Count lines with "React" in them. Report only the total.

» **DATA PROVIDED**:
☆ ☆ ☆
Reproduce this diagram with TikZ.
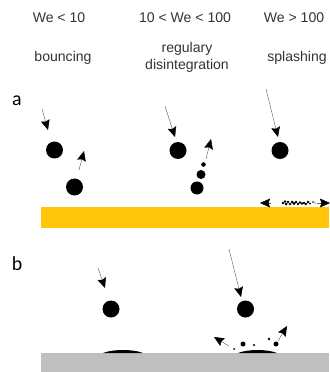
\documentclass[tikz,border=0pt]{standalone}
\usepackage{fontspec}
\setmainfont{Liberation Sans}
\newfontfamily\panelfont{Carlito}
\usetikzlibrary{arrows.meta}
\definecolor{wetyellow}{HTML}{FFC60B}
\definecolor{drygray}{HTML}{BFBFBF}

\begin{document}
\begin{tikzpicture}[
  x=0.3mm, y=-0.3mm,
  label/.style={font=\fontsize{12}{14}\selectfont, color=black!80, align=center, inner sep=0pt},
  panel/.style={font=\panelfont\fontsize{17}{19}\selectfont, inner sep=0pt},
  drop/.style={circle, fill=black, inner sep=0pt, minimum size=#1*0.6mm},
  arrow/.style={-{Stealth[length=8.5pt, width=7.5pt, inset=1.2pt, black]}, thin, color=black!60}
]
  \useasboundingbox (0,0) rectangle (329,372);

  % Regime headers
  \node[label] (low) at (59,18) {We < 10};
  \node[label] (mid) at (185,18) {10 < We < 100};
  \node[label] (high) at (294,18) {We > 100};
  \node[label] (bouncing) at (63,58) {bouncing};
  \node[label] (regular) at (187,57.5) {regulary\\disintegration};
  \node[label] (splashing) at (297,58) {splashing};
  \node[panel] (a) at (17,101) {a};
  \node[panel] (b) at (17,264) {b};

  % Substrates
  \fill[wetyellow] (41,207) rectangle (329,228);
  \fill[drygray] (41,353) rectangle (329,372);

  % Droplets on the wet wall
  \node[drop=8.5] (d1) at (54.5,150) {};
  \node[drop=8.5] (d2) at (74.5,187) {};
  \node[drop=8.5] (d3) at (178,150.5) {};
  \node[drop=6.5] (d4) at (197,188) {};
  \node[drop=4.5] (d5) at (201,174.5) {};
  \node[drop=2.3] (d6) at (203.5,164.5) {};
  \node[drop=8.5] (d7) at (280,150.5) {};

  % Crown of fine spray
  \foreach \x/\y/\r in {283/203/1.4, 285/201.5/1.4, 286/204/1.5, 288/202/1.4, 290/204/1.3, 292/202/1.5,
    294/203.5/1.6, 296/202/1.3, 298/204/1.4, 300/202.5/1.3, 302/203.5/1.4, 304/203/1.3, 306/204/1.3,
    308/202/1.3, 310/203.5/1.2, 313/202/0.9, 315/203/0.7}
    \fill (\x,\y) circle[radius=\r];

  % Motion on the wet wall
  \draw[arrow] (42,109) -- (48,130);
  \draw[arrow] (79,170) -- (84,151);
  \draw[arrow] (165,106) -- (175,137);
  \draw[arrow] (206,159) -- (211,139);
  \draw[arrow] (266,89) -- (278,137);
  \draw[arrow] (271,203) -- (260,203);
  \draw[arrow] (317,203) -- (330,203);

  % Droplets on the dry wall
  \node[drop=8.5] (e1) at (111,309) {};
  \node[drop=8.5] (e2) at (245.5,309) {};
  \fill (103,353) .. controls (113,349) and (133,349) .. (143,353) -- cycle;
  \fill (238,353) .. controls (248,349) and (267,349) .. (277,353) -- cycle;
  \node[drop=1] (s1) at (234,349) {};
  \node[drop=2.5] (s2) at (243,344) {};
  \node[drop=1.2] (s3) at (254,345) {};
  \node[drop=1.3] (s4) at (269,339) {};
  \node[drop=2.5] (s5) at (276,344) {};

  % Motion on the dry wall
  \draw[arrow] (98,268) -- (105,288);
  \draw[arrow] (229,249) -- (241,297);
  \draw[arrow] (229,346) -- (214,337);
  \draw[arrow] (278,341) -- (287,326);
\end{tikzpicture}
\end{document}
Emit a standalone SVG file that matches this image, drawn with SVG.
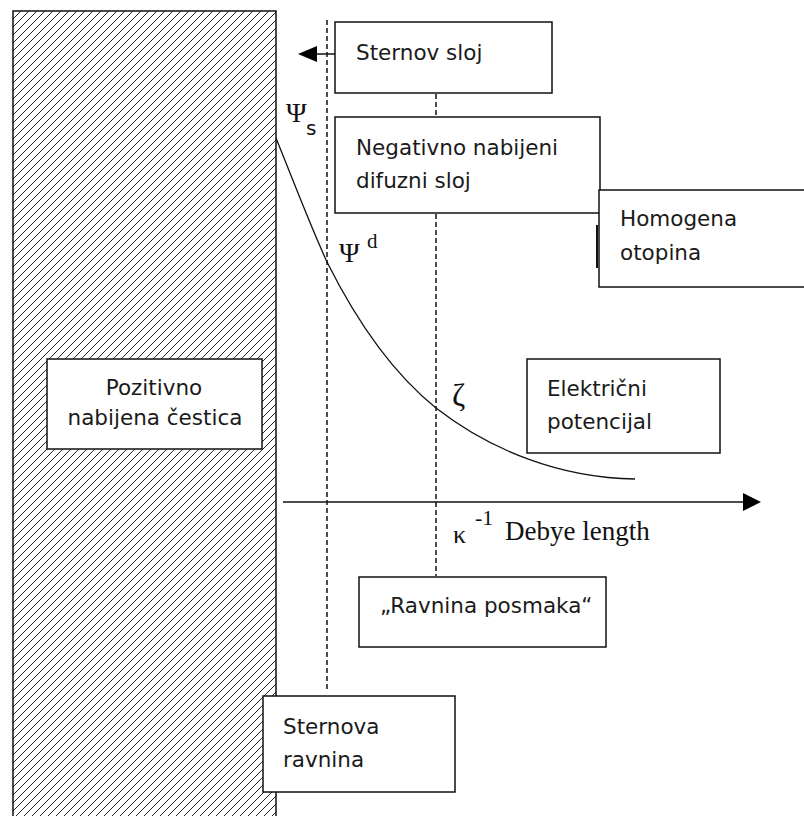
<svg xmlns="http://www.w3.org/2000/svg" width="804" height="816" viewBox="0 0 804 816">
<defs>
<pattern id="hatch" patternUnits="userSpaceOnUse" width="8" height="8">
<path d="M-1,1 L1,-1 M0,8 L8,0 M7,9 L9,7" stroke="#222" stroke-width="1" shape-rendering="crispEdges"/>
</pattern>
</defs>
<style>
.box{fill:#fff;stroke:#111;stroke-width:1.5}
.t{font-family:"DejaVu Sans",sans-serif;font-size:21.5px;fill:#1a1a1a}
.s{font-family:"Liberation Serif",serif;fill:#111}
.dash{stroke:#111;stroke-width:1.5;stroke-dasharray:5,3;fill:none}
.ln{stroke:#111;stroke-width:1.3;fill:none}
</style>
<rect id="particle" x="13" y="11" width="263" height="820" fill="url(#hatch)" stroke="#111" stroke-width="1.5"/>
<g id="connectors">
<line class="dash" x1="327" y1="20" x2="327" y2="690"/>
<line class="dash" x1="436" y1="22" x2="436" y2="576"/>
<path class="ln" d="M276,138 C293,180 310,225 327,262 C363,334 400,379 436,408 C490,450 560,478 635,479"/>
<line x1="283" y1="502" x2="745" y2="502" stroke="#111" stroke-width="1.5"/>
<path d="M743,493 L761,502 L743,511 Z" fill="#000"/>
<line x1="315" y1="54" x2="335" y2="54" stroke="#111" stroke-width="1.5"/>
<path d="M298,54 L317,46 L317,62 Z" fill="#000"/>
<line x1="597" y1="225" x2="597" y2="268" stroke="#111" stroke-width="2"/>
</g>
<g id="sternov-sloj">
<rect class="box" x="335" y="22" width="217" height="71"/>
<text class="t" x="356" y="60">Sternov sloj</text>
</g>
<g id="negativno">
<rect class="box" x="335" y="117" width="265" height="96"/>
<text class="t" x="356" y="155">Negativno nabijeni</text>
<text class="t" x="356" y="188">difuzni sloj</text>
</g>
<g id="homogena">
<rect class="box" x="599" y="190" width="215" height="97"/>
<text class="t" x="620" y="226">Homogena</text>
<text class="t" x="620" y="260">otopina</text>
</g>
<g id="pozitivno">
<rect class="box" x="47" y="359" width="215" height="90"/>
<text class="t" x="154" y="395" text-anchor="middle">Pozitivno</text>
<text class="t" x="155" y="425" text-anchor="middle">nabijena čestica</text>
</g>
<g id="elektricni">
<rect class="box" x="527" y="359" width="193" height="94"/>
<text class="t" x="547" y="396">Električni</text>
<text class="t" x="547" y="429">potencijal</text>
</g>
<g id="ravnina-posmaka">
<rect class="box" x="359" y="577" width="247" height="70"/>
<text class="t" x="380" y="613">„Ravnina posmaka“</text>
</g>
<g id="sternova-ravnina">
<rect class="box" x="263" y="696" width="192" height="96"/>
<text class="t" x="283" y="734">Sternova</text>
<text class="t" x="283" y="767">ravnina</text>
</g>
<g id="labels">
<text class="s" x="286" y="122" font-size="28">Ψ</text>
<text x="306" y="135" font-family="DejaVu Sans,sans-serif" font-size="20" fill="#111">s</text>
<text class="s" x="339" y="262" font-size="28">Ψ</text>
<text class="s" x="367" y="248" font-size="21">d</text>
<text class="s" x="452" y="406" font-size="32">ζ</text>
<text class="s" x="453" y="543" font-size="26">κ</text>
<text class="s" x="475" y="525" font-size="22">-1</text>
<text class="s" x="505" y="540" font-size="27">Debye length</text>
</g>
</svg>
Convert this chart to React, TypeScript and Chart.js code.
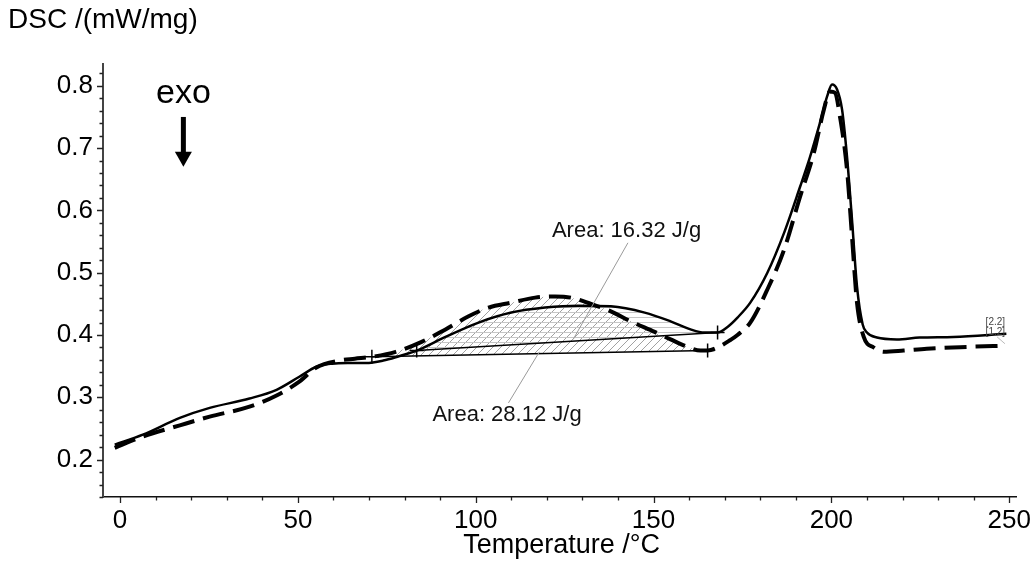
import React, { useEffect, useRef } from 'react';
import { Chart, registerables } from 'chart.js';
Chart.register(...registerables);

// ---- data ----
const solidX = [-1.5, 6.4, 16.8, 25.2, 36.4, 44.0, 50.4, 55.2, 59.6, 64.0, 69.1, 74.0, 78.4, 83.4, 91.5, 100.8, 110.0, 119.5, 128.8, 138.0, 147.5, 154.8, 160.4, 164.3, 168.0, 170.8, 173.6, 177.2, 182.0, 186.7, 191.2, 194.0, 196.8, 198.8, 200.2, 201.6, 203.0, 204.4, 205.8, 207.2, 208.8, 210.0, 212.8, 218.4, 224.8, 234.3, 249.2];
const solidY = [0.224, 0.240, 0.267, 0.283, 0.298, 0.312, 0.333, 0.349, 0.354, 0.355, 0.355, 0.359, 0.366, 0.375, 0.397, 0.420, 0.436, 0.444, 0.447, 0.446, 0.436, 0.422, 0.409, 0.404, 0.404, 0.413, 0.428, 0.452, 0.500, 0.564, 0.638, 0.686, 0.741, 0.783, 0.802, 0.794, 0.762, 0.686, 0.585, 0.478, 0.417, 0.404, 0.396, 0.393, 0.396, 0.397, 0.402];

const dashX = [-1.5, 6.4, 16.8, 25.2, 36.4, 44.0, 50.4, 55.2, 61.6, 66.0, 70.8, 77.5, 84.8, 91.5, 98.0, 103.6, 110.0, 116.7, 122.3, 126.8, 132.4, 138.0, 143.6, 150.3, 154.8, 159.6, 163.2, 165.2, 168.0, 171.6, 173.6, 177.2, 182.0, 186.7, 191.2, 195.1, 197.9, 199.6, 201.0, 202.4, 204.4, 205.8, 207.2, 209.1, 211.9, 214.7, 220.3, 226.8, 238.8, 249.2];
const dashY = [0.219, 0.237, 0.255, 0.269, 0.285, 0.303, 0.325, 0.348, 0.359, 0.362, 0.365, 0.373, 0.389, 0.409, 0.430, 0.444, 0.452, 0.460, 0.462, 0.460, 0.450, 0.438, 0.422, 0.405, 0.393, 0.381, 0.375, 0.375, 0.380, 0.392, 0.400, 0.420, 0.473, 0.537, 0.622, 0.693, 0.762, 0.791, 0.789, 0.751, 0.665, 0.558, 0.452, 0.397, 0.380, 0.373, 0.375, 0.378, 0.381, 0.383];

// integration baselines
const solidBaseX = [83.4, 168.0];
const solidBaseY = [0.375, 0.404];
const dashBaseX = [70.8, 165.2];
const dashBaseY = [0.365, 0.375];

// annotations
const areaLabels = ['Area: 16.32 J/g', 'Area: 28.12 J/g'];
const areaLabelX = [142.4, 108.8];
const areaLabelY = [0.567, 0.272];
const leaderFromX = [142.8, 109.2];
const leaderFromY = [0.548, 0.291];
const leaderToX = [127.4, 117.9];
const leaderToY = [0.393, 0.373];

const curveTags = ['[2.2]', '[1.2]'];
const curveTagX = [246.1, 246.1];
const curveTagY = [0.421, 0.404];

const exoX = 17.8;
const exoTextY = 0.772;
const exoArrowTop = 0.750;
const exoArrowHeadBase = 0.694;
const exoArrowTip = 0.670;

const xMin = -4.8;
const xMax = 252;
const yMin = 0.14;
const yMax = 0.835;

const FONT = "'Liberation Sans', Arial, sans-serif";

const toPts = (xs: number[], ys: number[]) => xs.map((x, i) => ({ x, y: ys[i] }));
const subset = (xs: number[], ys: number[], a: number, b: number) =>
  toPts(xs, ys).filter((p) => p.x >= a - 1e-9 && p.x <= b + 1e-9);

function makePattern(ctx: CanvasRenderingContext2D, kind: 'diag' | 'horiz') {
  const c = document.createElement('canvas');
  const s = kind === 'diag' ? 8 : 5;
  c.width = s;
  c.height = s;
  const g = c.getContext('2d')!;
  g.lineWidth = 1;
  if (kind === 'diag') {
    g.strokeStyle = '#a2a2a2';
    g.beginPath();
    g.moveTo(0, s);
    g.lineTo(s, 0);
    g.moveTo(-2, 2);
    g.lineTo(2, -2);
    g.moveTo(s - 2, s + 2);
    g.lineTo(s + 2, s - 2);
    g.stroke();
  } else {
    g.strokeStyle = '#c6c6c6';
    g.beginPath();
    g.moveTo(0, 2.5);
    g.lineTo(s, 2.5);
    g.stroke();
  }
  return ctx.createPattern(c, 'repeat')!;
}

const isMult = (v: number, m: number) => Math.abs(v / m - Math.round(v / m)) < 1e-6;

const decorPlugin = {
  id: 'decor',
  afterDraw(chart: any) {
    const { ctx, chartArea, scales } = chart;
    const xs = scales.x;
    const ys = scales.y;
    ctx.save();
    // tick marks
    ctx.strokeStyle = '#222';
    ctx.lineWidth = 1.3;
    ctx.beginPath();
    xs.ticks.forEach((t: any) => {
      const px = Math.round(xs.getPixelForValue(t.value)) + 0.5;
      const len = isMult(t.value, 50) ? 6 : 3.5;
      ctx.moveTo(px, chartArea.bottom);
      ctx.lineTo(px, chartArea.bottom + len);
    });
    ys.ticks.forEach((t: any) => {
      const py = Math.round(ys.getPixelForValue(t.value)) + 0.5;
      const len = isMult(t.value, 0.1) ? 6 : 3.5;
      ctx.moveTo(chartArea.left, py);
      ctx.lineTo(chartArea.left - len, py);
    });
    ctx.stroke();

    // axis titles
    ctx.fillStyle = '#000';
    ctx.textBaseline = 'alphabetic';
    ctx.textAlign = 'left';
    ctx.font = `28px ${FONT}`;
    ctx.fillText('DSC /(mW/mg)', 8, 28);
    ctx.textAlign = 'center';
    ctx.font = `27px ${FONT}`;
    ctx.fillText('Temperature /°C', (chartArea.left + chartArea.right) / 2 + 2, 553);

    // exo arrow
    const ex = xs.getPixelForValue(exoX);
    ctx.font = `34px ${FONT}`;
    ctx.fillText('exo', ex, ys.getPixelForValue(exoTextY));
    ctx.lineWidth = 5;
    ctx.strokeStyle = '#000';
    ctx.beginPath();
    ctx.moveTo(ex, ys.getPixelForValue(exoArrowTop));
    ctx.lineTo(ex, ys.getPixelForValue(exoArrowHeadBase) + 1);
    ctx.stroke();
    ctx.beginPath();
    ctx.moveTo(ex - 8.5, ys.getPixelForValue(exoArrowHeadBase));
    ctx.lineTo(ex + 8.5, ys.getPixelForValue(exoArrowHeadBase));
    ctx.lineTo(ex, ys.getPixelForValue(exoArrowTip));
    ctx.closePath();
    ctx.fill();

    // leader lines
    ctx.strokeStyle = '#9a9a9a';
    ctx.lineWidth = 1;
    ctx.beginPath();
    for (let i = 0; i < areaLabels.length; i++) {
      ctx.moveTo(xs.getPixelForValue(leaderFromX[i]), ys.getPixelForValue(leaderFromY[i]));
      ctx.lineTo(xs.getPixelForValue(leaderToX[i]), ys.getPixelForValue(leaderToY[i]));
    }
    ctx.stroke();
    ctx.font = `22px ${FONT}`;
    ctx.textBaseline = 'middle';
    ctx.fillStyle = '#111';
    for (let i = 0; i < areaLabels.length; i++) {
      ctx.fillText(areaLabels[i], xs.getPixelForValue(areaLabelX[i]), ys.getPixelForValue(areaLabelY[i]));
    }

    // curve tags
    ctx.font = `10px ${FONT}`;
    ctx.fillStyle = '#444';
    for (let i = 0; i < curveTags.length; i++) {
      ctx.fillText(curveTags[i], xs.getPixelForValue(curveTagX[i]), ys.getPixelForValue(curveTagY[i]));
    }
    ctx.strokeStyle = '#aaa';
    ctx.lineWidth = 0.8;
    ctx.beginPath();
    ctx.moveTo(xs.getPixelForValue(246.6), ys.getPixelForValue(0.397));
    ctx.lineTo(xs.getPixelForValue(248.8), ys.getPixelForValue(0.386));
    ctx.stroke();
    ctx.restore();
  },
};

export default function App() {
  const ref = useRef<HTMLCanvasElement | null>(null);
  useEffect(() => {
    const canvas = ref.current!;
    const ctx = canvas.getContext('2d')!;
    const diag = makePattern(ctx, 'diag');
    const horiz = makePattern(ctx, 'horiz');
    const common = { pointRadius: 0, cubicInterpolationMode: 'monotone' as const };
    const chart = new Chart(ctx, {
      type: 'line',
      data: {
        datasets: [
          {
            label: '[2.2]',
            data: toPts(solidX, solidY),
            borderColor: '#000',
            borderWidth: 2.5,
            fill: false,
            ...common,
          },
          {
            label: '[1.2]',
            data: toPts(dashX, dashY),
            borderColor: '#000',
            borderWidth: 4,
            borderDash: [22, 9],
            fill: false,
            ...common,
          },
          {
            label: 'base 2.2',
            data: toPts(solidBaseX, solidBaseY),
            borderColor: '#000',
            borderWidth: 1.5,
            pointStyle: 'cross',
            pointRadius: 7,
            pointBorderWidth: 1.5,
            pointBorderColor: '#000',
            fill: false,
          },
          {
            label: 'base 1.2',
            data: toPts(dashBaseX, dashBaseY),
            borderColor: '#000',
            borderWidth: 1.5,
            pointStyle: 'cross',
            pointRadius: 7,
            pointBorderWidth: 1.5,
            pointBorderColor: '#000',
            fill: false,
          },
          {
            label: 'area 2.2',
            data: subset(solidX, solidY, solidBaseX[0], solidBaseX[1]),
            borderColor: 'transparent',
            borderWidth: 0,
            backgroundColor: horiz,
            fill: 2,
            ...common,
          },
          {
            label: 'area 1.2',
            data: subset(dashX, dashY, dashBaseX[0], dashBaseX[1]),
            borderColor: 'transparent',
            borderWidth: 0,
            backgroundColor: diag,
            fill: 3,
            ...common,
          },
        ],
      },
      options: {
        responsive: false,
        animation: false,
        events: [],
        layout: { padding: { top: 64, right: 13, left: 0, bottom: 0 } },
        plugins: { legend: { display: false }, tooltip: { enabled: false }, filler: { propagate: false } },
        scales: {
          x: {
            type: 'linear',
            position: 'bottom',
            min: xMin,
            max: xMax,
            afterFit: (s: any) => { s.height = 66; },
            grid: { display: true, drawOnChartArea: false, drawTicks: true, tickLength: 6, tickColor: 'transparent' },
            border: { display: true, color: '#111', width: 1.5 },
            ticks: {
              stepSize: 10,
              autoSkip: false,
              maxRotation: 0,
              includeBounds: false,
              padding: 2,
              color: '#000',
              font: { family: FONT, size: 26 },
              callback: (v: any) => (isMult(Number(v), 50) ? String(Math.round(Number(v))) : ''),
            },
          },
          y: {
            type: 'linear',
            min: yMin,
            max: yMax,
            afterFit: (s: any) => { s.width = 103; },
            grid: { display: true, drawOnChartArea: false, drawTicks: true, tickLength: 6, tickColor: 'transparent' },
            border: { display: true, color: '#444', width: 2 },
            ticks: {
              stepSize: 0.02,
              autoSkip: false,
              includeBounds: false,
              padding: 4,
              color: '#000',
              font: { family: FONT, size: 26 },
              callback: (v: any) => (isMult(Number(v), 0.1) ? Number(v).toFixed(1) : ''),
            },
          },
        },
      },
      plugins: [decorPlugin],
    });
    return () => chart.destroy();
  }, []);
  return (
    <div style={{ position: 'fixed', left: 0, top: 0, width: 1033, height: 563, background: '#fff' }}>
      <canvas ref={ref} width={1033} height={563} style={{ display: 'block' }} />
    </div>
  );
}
☆ ☆ ☆
» **REPLY**: 2